In August 2015, as a result of the aforementioned class-action lawsuit, California agreed to end its unlimited isolation policy. Inmates are no longer isolated as a preventive measure; only those who commit new crimes while incarcerated are eligible for up to five years of isolation.

== Notable inmates ==
- Roy Norris: One half of the Toolbox Killers, spent some time at PBSP in the late 90s.
- Cary Stayner: The Yosemite Park Killer sentenced to death for four counts of murder. Transferred from San Quentin to PBSP due to the abolishment of death row.
- Curtis Carroll: Murderer and financial advisor.
- Hugo Pinell: One of six inmates infamous for their 1971 escape attempt from San Quentin State Prison that left six people dead. Spent 43 years in long-term confinement (23 of those years were spent in the SHU) - longer than any other inmate in California. Was stabbed to death during a riot at California State Prison, Sacramento, just two weeks after being released from the SHU into the general population.
- Joe "Pegleg" Morgan: First non-Hispanic Mexican Mafia member, sentenced to life in prison for murder in 1956. Morgan was housed in the SHU until his transfer to the hospital ward of Corcoran State Prison, where he died from liver cancer in November 1993.
- Sanyika Shakur: Former Crips member and author of Monster: The Autobiography of an L.A. Gang Member, sentenced to five years in the SHU for assault and grand theft auto in January 1991. Was imprisoned again for six years for parole violation in May 2008 but paroled in August 2012.
- Rene Enriquez: Former member of the Mexican Mafia, sentenced to life imprisonment in 1991 for two separate murders. In 1993, he was sent to the SHU, but is now doing his time in protective custody at Ironwood State Prison after becoming a government informant.
- Damian Williams: Gained notoriety for attacking Reginald Denny and others during the 1992 Los Angeles riots. Sentenced to 10 years for assault, but released early for good behavior. Williams was sentenced to 46-years-to-life for killing a drug dealer in 2003. Currently incarcerated at Centinela State Prison.
- Mark William Cunningham: Serial killer who murdered three men in 1983.
- Lloyd Avery II: Actor most famous for his role in Boyz n the Hood, sentenced in 2005 to life imprisonment for double homicide. In September 2005, he was beaten and strangled to death by cellmate Kevin Roby; controversy ensued when it was revealed that his corpse allegedly was not discovered for another two days.
- Marion "Suge" Knight: Record producer sentenced to nine years for parole violation in 1996 and released in 2001. Sentenced to 10 months in 2003 for assault and parole violation. In 2018 Knight was sentenced to 28 years in prison and will not be eligible for parole until October 2034.
- Charles Manson: Infamous cult leader, sentenced to life imprisonment on seven counts of murder and one count of attempted murder. In March 1997, he was charged with conspiracy to distribute narcotics and transferred from CSP Corcoran to the Pelican Bay SHU for 14 months before being moved back to CSP Corcoran in May 1998; died at Mercy Hospital in Bakersfield, California, in 2017.
- Ricardo Medina Jr.: Actor famous for starring in Power Rangers Wild Force, sentenced to six years in prison for voluntary manslaughter for stabbing his roommate with a sword.
- Donny Johnson: murderer and painter.

==In popular culture==
===Television and film===
In the fictional series Life, Detective Charlie Crews spends twelve years in Pelican Bay for a triple homicide he did not commit, part of it spent in the SHU, as the background of the series' plot.

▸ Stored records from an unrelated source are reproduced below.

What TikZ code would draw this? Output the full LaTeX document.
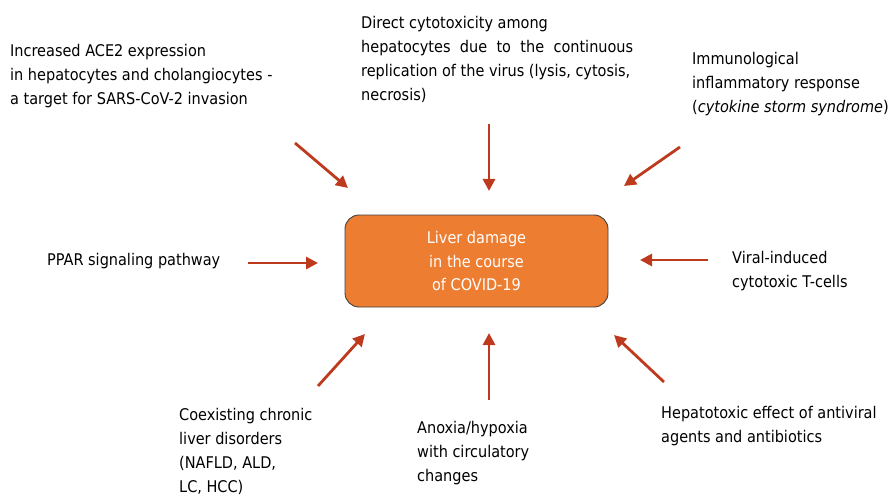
\documentclass[tikz,border=0pt]{standalone}
\usepackage{fontspec}
\setmainfont{DejaVu Sans Condensed}
\usetikzlibrary{arrows.meta}
\definecolor{damage}{RGB}{237,125,49}
\definecolor{cause}{RGB}{190,58,30}
\begin{document}
\begin{tikzpicture}[x=1pt,y=-1pt,
  txt/.style={anchor=base west,inner sep=0pt,align=left,font=\fontsize{16.1}{24}\selectfont},
  hit/.style={draw=cause,line width=2.8pt,-{Triangle[length=12pt,width=12pt]}},
  liver/.style={draw=black!75,line width=0.9pt,fill=damage,rounded corners=14pt,minimum width=263pt,minimum height=92pt,
    text=white,align=center,font=\fontsize{16.1}{23.5}\selectfont}]
\useasboundingbox (0,0) rectangle (888,497);
            % Center
\node[liver] (L) at (476.5,261) {Liver damage\\in the course\\of COVID-19};
            % Causes (anchored at the last line)
\node[txt] (ace) at (10,105) {Increased ACE2 expression\\in hepatocytes and cholangiocytes -\\a target for SARS-CoV-2 invasion};
\node[txt] (cyt) at (361,101) {Direct cytotoxicity among\\\makebox[272pt][s]{hepatocytes due to the continuous}\\replication of the virus (lysis, cytosis,\\necrosis)};
\node[txt] (imm) at (692,113) {Immunological\\inflammatory response\\(\textit{cytokine storm syndrome})};
\node[txt] (ppar) at (47,265) {PPAR signaling pathway};
\node[txt] (vir) at (732,287) {Viral-induced\\cytotoxic T-cells};
\node[txt] (chr) at (179,492) {Coexisting chronic\\liver disorders\\(NAFLD, ALD,\\LC, HCC)};
\node[txt] (anox) at (417,481) {Anoxia/hypoxia\\with circulatory\\changes};
\node[txt] (hep) at (661,442) {Hepatotoxic effect of antiviral\\agents and antibiotics};
            % Arrow ends
\coordinate (a1) at (295,143); \coordinate (b1) at (348,188);
\coordinate (a2) at (489,124); \coordinate (b2) at (489,191);
\coordinate (a3) at (680,147); \coordinate (b3) at (624,186);
\coordinate (a4) at (248,263); \coordinate (b4) at (318,263);
\coordinate (a5) at (708,260); \coordinate (b5) at (640,260);
\coordinate (a6) at (318,386); \coordinate (b6) at (365,334);
\coordinate (a7) at (489,400); \coordinate (b7) at (489,333);
\coordinate (a8) at (664,382); \coordinate (b8) at (614,335);
            % Arrows
\foreach \i in {1,...,8}
  \draw[hit] (a\i) -- (b\i);
\end{tikzpicture}
\end{document}
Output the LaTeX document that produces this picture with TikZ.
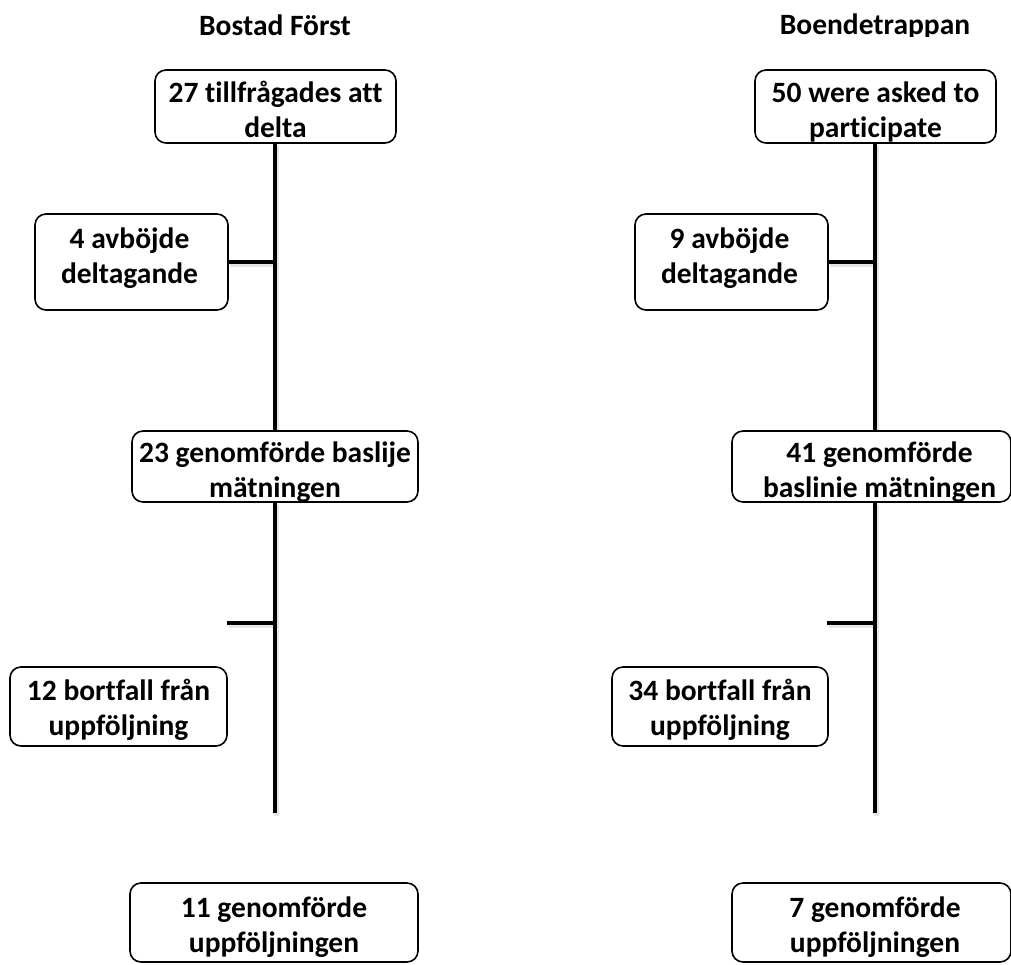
\documentclass[tikz,border=0pt]{standalone}
\usepackage{fontspec}
\setmainfont{Carlito}[Ligatures={NoCommon}]
\begin{document}
\begin{tikzpicture}[x=1pt,y=-1pt,
  box/.style={draw, line width=1.6pt, rounded corners=11pt, fill=white, inner sep=0pt},
  tl/.style={font=\bfseries\fontsize{29.5}{35}\selectfont, inner sep=0pt, anchor=base,
    draw=none, fill=none, minimum width=0pt, minimum height=0pt},
  stem/.style={line width=4.5pt, black},
  shade/.style={line width=5pt, black!10, transform canvas={shift={(1.5pt,-2.5pt)}}}
]
\useasboundingbox (0,0) rectangle (1011,964);

\newcommand\flowbox[8]{%
  \node[box, minimum width=#3pt, minimum height=#4pt, path picture={
    \node[tl] at ([xshift=#5pt, yshift=-#6pt]path picture bounding box.north) {#7};
    \node[tl] at ([xshift=#5pt, yshift=-#6pt-35pt]path picture bounding box.north) {#8};
  }] (#1) at #2 {};}

% titles
\node[tl] (t1) at (275,35) {Bostad Först};
\begin{scope}
  \clip (600,0) rectangle (1011,36);
  \node[tl] (t2) at (875,34) {Boendetrappan};
\end{scope}

% helper coordinates
\coordinate (lend) at (275,813);
\coordinate (rend) at (875,813);
\coordinate (ltick) at (227,623);
\coordinate (rtick) at (827,623);
\coordinate (ljoin) at (275,262);
\coordinate (rjoin) at (875,262);
\coordinate (ltop) at (275,143);
\coordinate (rtop) at (875,143);
\coordinate (lmidt) at (275,431);
\coordinate (rmidt) at (875,431);
\coordinate (lmidb) at (275,502);
\coordinate (rmidb) at (875,502);
\coordinate (ldecl) at (228,262);
\coordinate (rdecl) at (828,262);

% shadows
\foreach \s in {l,r}{
  \draw[shade] (\s top) -- (\s midt);
  \draw[shade] (\s midb) -- (\s end);
  \draw[shade] (\s decl) -- (\s join);
  \draw[shade] (\s tick) -- (\s tick -| \s end);
}

% stems
\foreach \s in {l,r}{
  \draw[stem] (\s top) -- (\s midt);
  \draw[stem] (\s midb) -- (\s end);
  \draw[stem] (\s decl) -- (\s join);
  \draw[stem] (\s tick) -- (\s tick -| \s end);
}

% boxes
\flowbox{b1}{(275.5,106.5)}{241}{73}{0}{32}{27 tillfrågades att}{delta}
\flowbox{b2}{(875.5,106.5)}{241}{73}{0}{32}{50 were asked to}{participate}
\flowbox{d1}{(131.5,262)}{193}{96}{-2}{34}{4 avböjde}{deltagande}
\flowbox{d2}{(731.5,262)}{193}{96}{-2}{34}{9 avböjde}{deltagande}
\flowbox{m1}{(275,466.5)}{286}{71}{0}{31}{23 genomförde baslije}{mätningen}
\flowbox{m2}{(871.5,466.5)}{279}{71}{8}{31}{41 genomförde}{baslinie mätningen}
\flowbox{f1}{(118.5,706.5)}{217}{79}{0}{33}{12 bortfall från}{uppföljning}
\flowbox{f2}{(720,706.5)}{216}{79}{0}{33}{34 bortfall från}{uppföljning}
\flowbox{e1}{(274,922.5)}{288}{79}{0}{34}{11 genomförde}{uppföljningen}
\flowbox{e2}{(871.5,922.5)}{279}{79}{3.5}{34}{7 genomförde}{uppföljningen}
\end{tikzpicture}
\end{document}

In the TV series The Shield, the main character Vic Mackey regularly threatens recalcitrant suspects with only the name of the prison.

Alonzo Harris (Denzel Washington) threatens gang members with a sentence in Pelican Bay and the SHU program in the movie Training Day (2001).

Waingro (Kevin Gage) explains to a bartender he was in the SHU at Pelican Bay, B-wing, to get work in the movie Heat (1995).

=== Literature ===
In the novel The Lincoln Lawyer (2005), defense attorney Mickey Haller suggests to his client that he will serve his sentence in Pelican Bay due to his dishonesty and noncooperation.